— START Dataset —
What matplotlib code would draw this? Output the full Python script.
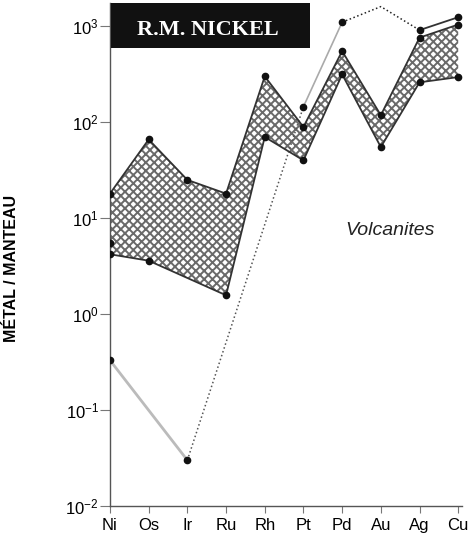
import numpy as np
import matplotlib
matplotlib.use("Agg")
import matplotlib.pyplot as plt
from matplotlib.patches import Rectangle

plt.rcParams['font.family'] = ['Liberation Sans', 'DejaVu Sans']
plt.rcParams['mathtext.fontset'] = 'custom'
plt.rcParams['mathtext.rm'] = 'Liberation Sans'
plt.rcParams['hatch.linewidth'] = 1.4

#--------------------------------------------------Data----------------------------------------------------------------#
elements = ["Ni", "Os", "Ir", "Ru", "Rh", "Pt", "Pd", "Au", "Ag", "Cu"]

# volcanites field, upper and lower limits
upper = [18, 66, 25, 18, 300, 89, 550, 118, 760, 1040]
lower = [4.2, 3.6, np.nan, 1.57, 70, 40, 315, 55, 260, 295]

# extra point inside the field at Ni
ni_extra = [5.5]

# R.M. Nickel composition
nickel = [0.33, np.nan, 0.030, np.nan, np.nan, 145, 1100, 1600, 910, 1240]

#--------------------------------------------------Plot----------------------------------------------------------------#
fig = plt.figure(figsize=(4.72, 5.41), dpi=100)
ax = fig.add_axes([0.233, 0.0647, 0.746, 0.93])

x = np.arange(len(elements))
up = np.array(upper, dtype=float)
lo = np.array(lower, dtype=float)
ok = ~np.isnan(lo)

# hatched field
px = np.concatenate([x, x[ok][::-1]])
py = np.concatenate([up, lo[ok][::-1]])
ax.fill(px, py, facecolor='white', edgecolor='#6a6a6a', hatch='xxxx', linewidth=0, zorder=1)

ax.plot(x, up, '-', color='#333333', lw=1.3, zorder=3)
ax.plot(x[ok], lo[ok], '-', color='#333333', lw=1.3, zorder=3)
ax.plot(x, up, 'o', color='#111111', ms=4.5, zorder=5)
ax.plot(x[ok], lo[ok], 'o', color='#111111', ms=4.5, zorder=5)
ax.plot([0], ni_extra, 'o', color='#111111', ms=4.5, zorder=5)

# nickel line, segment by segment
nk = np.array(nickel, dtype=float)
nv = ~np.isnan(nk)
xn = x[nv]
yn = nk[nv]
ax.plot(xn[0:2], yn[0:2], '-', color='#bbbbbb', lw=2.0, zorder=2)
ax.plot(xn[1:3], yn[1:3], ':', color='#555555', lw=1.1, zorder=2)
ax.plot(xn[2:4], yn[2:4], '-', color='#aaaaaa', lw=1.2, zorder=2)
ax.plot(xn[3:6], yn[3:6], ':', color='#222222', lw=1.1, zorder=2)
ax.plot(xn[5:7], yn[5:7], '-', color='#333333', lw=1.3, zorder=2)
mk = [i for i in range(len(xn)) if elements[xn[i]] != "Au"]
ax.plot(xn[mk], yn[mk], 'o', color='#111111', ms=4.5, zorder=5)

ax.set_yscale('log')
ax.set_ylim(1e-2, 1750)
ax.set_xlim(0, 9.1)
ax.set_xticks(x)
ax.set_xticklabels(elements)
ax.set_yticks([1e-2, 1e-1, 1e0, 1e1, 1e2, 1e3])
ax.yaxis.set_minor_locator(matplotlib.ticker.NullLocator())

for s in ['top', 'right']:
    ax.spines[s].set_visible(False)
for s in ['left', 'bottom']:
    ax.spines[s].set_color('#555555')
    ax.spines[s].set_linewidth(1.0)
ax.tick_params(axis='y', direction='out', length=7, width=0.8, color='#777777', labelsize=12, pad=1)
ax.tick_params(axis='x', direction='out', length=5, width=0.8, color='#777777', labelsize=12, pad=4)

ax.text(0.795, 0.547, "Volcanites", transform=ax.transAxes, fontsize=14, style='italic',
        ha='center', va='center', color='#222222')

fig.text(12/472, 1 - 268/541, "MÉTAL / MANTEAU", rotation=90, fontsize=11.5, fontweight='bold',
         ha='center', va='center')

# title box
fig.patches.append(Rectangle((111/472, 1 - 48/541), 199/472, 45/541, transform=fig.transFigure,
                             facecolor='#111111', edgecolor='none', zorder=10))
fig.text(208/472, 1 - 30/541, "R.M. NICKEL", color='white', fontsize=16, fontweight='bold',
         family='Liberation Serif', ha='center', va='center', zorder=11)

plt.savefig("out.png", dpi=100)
— END Dataset —
— START Dataset —
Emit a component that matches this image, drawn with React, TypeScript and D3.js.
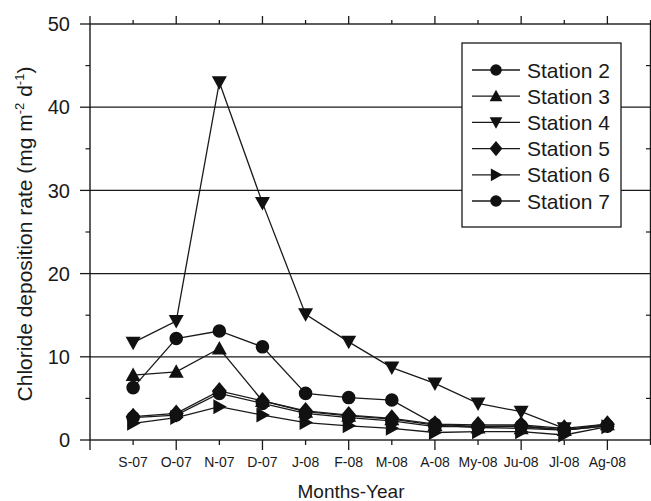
— END Dataset —
— START Dataset —
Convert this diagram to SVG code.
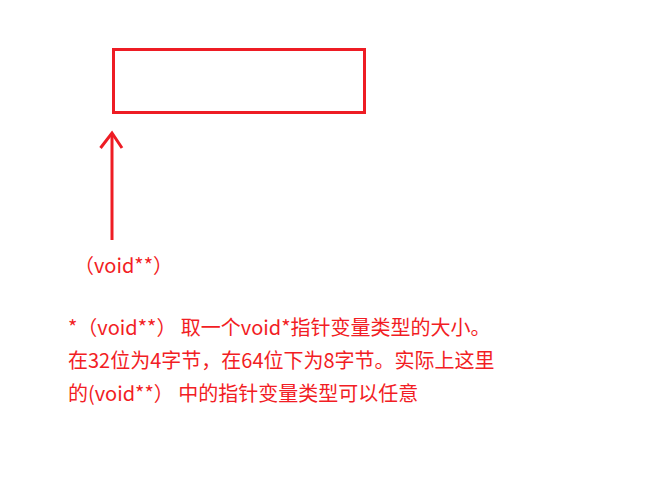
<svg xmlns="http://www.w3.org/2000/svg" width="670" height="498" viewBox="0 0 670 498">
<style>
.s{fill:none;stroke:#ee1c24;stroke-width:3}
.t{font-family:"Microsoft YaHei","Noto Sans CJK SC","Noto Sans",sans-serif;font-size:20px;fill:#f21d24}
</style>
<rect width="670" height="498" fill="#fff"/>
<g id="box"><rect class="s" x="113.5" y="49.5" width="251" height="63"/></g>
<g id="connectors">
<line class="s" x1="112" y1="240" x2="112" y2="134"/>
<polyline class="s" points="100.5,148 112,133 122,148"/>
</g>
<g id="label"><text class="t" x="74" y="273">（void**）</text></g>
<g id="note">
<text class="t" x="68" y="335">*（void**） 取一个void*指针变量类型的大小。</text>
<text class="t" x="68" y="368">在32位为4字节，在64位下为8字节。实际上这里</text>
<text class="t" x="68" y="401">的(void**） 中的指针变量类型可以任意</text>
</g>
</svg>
— END Dataset —
# [Direction]
Between the line with "What matplotlib code" and the line with "ni_extra = [5.5]", ends included, lies the span to copy exactly; copy nothing else and leave out the pictures.

# [Solution to this task]
What matplotlib code would draw this? Output the full Python script.
import numpy as np
import matplotlib
matplotlib.use("Agg")
import matplotlib.pyplot as plt
from matplotlib.patches import Rectangle

plt.rcParams['font.family'] = ['Liberation Sans', 'DejaVu Sans']
plt.rcParams['mathtext.fontset'] = 'custom'
plt.rcParams['mathtext.rm'] = 'Liberation Sans'
plt.rcParams['hatch.linewidth'] = 1.4

#--------------------------------------------------Data----------------------------------------------------------------#
elements = ["Ni", "Os", "Ir", "Ru", "Rh", "Pt", "Pd", "Au", "Ag", "Cu"]

# volcanites field, upper and lower limits
upper = [18, 66, 25, 18, 300, 89, 550, 118, 760, 1040]
lower = [4.2, 3.6, np.nan, 1.57, 70, 40, 315, 55, 260, 295]

# extra point inside the field at Ni
ni_extra = [5.5]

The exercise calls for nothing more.